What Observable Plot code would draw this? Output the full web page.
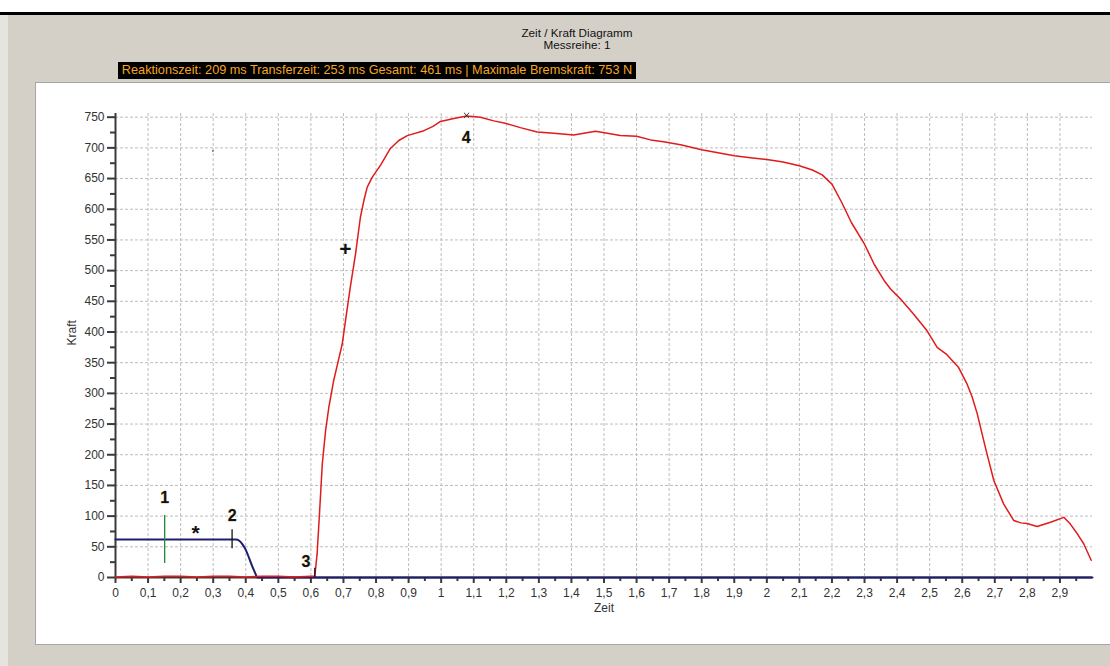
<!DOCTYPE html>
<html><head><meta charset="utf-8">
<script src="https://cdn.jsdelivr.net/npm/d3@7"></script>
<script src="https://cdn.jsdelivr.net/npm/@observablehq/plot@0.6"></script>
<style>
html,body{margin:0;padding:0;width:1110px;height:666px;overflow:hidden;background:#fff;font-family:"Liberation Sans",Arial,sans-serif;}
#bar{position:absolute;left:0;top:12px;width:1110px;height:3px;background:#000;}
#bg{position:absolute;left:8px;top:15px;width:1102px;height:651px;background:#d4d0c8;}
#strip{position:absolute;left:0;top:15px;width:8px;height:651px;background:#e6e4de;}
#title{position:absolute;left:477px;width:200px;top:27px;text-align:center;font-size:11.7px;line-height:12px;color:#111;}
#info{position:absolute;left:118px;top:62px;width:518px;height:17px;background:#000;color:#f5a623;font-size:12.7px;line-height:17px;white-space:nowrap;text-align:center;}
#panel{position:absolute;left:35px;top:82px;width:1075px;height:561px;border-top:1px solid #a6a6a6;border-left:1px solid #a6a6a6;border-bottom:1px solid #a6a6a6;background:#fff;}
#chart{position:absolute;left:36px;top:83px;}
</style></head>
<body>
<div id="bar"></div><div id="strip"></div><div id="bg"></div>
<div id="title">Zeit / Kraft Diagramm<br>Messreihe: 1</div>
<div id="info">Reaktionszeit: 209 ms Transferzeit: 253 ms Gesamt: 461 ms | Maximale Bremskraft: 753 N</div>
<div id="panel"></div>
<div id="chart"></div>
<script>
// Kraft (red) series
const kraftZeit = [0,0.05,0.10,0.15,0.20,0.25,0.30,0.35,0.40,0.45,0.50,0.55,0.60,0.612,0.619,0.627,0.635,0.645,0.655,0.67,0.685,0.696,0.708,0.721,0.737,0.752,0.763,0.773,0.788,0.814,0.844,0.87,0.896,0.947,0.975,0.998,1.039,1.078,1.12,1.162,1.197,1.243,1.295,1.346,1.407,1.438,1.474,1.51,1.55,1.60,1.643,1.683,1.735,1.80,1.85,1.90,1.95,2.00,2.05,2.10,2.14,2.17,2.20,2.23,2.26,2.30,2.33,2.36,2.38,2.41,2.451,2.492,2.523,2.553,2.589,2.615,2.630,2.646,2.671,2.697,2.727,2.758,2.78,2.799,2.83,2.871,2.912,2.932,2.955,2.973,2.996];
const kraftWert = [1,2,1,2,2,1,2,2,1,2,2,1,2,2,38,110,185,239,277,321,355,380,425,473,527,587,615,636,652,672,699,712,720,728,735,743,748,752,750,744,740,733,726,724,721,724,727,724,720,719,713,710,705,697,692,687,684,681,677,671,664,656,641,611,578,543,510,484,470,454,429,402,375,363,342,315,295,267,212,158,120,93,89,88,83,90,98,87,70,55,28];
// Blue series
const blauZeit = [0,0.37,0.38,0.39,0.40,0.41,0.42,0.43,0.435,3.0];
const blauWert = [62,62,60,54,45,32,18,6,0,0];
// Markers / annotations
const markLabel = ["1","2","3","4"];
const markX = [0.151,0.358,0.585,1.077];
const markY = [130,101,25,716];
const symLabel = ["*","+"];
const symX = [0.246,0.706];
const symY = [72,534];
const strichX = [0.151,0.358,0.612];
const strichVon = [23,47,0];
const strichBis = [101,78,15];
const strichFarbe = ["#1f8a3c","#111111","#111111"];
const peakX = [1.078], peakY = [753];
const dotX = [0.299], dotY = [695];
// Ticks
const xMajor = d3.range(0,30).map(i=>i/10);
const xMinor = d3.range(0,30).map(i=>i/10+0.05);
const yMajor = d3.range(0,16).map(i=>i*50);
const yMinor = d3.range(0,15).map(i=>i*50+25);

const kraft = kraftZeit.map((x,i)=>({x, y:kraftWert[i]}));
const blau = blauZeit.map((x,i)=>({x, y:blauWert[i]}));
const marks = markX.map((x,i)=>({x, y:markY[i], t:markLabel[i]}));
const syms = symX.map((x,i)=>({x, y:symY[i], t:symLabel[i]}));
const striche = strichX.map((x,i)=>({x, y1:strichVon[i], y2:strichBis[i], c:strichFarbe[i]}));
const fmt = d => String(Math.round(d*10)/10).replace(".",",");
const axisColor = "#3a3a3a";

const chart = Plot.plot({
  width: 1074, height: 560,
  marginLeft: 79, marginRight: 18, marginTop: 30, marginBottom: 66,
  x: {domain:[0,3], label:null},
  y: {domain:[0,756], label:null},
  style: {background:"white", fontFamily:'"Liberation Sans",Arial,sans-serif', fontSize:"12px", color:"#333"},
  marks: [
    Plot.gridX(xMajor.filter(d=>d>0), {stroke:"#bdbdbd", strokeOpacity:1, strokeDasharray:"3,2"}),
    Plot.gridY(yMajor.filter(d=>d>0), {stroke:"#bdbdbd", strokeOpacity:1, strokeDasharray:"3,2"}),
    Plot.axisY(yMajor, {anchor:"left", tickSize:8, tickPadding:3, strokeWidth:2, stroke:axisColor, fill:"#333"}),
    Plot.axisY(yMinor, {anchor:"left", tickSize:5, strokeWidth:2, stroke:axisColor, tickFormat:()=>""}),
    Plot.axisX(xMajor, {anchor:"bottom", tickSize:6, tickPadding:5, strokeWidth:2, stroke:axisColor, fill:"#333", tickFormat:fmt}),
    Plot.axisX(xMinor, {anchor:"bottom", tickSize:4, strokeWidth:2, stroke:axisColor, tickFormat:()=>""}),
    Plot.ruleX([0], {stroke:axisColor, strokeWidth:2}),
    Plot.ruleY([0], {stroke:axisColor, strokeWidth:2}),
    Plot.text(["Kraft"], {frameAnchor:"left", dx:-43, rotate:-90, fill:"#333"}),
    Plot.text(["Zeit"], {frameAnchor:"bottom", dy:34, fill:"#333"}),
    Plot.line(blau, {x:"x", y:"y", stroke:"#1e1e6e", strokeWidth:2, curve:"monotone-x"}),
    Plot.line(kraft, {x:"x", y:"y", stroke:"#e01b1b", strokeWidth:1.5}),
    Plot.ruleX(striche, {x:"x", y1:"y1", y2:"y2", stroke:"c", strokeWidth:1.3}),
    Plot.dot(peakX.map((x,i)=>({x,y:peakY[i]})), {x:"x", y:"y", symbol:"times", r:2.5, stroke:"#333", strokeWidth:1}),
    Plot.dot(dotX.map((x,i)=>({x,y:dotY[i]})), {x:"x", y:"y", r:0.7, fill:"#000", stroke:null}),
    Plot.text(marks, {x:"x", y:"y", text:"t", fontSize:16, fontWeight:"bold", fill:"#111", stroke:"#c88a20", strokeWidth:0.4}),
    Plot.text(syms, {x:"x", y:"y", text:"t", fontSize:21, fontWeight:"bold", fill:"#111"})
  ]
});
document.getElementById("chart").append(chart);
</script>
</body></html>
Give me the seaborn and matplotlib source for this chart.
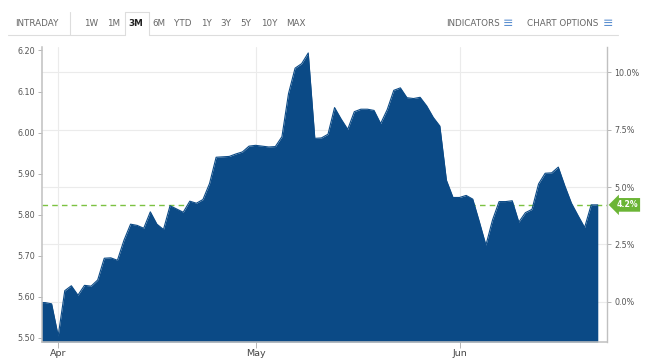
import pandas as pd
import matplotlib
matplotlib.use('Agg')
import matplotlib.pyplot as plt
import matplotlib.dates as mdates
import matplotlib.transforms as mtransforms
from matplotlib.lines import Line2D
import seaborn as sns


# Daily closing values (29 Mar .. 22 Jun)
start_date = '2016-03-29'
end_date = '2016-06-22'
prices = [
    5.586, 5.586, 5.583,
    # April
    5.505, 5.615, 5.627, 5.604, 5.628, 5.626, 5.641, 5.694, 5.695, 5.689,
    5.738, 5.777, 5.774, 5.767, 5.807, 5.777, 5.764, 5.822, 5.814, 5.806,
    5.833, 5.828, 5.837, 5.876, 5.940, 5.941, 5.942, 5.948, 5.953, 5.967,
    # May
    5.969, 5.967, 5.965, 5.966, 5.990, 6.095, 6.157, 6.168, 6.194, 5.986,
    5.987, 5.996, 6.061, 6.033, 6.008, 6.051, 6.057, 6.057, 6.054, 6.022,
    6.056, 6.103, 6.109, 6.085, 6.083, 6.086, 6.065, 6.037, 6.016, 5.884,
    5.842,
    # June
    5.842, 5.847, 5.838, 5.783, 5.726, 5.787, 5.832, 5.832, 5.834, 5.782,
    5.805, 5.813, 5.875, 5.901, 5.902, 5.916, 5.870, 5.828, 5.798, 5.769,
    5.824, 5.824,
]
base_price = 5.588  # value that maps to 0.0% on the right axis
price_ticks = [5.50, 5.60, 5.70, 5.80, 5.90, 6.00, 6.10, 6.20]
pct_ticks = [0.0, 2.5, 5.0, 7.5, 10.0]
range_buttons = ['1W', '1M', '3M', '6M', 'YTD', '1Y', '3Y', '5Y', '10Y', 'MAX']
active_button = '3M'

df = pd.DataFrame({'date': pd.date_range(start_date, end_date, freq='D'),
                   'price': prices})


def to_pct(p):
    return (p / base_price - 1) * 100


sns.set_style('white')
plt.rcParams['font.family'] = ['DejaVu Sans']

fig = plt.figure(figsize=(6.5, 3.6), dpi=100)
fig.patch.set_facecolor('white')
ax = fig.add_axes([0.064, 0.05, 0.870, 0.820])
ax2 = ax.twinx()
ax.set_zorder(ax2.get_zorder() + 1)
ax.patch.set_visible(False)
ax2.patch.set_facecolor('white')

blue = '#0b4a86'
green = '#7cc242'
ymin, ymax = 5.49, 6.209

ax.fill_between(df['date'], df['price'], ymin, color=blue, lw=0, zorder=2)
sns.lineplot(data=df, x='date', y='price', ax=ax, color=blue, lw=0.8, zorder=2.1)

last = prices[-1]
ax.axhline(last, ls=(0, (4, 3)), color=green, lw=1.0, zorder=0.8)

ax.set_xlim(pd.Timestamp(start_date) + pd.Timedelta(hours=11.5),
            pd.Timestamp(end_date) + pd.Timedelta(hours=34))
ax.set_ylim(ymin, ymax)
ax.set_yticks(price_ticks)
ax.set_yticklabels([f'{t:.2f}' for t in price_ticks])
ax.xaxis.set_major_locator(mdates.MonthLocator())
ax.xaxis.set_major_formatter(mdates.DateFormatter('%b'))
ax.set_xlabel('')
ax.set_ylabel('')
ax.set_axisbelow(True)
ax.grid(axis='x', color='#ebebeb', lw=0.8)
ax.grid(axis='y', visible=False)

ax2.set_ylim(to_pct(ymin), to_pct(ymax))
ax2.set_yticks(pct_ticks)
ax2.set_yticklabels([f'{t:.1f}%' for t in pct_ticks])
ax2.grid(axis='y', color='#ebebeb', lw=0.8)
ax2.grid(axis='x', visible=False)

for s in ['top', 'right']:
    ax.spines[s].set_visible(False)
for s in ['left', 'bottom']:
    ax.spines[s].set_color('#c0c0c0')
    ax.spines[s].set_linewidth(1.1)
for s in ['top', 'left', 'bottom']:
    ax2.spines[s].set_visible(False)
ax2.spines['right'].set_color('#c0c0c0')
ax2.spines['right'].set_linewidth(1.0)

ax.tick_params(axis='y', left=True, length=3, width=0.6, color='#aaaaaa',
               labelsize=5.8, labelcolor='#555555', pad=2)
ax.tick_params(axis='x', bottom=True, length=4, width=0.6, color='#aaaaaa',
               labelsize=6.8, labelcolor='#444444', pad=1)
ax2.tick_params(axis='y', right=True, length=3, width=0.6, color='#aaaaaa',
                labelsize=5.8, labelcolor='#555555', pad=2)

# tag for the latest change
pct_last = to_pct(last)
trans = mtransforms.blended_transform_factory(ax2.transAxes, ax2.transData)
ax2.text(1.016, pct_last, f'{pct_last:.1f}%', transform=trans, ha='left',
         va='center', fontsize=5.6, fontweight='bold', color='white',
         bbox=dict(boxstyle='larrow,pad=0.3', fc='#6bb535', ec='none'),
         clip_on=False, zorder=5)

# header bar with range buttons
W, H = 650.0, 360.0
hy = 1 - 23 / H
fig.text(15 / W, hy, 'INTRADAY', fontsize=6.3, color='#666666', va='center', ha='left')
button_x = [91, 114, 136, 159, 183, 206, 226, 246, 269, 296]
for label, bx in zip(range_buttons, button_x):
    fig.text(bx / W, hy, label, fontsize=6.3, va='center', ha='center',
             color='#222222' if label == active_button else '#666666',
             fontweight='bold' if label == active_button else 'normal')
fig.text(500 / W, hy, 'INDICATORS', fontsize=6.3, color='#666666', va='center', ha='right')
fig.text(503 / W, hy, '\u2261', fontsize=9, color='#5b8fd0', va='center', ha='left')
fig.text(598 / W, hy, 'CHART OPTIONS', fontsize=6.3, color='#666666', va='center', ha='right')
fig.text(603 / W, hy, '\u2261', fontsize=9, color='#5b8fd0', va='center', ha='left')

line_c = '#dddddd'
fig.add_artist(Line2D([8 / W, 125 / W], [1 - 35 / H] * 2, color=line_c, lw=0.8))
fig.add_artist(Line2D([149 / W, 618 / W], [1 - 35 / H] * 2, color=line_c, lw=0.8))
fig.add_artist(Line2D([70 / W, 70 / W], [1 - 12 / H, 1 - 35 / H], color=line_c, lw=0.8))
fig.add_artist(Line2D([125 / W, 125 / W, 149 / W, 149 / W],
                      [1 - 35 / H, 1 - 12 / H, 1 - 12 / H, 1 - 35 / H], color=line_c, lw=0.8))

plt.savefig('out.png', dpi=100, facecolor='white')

--

*Task directions*: Copy only what runs above from the line containing "Give me the" through the line containing "color=green, lw=1.0, zorder=0.8)", exactly. Leave out the pictures.

*Response below*:
Give me the seaborn and matplotlib source for this chart.
import pandas as pd
import matplotlib
matplotlib.use('Agg')
import matplotlib.pyplot as plt
import matplotlib.dates as mdates
import matplotlib.transforms as mtransforms
from matplotlib.lines import Line2D
import seaborn as sns


# Daily closing values (29 Mar .. 22 Jun)
start_date = '2016-03-29'
end_date = '2016-06-22'
prices = [
    5.586, 5.586, 5.583,
    # April
    5.505, 5.615, 5.627, 5.604, 5.628, 5.626, 5.641, 5.694, 5.695, 5.689,
    5.738, 5.777, 5.774, 5.767, 5.807, 5.777, 5.764, 5.822, 5.814, 5.806,
    5.833, 5.828, 5.837, 5.876, 5.940, 5.941, 5.942, 5.948, 5.953, 5.967,
    # May
    5.969, 5.967, 5.965, 5.966, 5.990, 6.095, 6.157, 6.168, 6.194, 5.986,
    5.987, 5.996, 6.061, 6.033, 6.008, 6.051, 6.057, 6.057, 6.054, 6.022,
    6.056, 6.103, 6.109, 6.085, 6.083, 6.086, 6.065, 6.037, 6.016, 5.884,
    5.842,
    # June
    5.842, 5.847, 5.838, 5.783, 5.726, 5.787, 5.832, 5.832, 5.834, 5.782,
    5.805, 5.813, 5.875, 5.901, 5.902, 5.916, 5.870, 5.828, 5.798, 5.769,
    5.824, 5.824,
]
base_price = 5.588  # value that maps to 0.0% on the right axis
price_ticks = [5.50, 5.60, 5.70, 5.80, 5.90, 6.00, 6.10, 6.20]
pct_ticks = [0.0, 2.5, 5.0, 7.5, 10.0]
range_buttons = ['1W', '1M', '3M', '6M', 'YTD', '1Y', '3Y', '5Y', '10Y', 'MAX']
active_button = '3M'

df = pd.DataFrame({'date': pd.date_range(start_date, end_date, freq='D'),
                   'price': prices})


def to_pct(p):
    return (p / base_price - 1) * 100


sns.set_style('white')
plt.rcParams['font.family'] = ['DejaVu Sans']

fig = plt.figure(figsize=(6.5, 3.6), dpi=100)
fig.patch.set_facecolor('white')
ax = fig.add_axes([0.064, 0.05, 0.870, 0.820])
ax2 = ax.twinx()
ax.set_zorder(ax2.get_zorder() + 1)
ax.patch.set_visible(False)
ax2.patch.set_facecolor('white')

blue = '#0b4a86'
green = '#7cc242'
ymin, ymax = 5.49, 6.209

ax.fill_between(df['date'], df['price'], ymin, color=blue, lw=0, zorder=2)
sns.lineplot(data=df, x='date', y='price', ax=ax, color=blue, lw=0.8, zorder=2.1)

last = prices[-1]
ax.axhline(last, ls=(0, (4, 3)), color=green, lw=1.0, zorder=0.8)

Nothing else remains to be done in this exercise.